Data provided ::
----

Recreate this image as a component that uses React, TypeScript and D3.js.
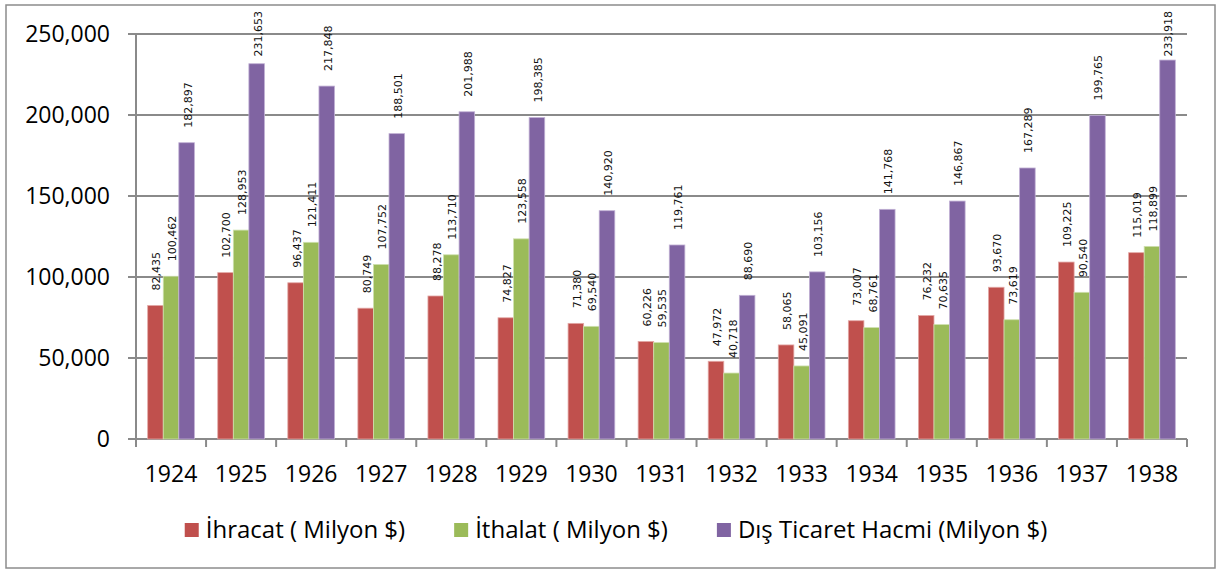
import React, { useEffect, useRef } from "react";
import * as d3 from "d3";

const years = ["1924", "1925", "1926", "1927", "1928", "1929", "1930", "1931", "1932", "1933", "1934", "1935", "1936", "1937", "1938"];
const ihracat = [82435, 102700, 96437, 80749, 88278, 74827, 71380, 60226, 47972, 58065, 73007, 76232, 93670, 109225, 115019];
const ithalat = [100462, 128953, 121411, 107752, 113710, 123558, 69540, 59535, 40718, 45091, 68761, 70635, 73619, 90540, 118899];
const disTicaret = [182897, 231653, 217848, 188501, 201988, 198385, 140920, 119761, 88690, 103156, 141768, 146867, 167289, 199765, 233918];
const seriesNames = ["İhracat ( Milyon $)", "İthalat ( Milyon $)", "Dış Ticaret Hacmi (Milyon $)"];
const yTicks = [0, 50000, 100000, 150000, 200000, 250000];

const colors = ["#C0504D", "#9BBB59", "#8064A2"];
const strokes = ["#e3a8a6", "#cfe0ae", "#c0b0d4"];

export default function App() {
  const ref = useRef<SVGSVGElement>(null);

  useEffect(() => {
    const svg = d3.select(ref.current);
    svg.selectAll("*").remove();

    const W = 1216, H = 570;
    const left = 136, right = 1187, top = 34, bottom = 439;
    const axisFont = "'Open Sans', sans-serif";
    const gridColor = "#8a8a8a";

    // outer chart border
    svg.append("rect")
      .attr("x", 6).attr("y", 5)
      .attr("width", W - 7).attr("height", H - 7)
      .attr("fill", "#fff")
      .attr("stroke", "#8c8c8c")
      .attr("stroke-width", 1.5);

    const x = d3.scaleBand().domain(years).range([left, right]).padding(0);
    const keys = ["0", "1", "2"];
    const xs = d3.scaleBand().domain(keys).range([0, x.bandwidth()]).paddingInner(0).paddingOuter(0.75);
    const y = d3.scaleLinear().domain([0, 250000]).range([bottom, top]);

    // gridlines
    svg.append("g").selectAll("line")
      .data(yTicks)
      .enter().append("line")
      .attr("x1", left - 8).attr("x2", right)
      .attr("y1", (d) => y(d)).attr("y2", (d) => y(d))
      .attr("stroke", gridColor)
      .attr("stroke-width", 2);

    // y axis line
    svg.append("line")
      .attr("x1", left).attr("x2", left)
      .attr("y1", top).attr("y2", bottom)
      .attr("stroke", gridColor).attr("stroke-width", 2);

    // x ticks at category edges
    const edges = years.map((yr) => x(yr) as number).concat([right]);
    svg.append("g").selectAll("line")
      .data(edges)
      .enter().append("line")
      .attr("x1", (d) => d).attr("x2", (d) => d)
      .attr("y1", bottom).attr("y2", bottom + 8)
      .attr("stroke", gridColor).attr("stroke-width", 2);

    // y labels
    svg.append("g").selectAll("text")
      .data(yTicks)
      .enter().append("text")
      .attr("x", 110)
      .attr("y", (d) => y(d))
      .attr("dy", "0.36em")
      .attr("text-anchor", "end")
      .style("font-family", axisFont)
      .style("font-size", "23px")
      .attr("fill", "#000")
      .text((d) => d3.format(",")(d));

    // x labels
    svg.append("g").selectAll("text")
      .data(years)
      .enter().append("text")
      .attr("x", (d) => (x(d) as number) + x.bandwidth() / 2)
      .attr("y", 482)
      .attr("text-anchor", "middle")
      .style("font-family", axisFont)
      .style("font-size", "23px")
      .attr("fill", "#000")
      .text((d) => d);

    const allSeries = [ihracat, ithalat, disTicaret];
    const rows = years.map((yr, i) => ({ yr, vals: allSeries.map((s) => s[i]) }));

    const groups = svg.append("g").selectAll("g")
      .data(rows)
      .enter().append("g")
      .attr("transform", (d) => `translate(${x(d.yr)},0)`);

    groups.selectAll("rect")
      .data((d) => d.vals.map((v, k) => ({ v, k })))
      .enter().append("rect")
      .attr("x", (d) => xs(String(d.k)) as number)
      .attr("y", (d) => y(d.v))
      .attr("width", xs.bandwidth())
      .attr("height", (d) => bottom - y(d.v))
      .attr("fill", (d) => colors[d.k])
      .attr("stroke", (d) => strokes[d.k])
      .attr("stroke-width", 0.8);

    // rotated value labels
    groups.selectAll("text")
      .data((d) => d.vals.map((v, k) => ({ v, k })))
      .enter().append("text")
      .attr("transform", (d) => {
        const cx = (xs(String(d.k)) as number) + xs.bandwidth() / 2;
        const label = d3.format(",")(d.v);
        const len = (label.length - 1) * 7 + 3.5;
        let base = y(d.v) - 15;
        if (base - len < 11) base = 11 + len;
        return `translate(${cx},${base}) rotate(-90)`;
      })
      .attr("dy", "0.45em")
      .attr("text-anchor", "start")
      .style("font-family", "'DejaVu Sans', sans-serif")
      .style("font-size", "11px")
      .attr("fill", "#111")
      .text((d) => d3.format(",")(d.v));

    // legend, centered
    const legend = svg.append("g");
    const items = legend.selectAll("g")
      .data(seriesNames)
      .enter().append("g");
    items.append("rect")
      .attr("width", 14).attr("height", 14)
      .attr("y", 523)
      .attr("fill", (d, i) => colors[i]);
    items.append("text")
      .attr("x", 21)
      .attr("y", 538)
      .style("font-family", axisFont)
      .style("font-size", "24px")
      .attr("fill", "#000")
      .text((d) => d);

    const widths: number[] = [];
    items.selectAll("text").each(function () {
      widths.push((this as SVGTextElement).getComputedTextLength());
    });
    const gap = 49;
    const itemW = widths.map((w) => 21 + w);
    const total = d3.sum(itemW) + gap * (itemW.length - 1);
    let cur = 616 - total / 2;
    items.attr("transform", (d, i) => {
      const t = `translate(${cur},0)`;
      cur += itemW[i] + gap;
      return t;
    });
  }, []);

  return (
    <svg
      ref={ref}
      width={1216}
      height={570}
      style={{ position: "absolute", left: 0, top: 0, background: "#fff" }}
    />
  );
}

----

Written exercise ::
Your task is to return the lines above, from the first one up to and including the line containing "import * as", minus any pictures.

The reply ::
Recreate this image as a component that uses React, TypeScript and D3.js.
import React, { useEffect, useRef } from "react";
import * as d3 from "d3";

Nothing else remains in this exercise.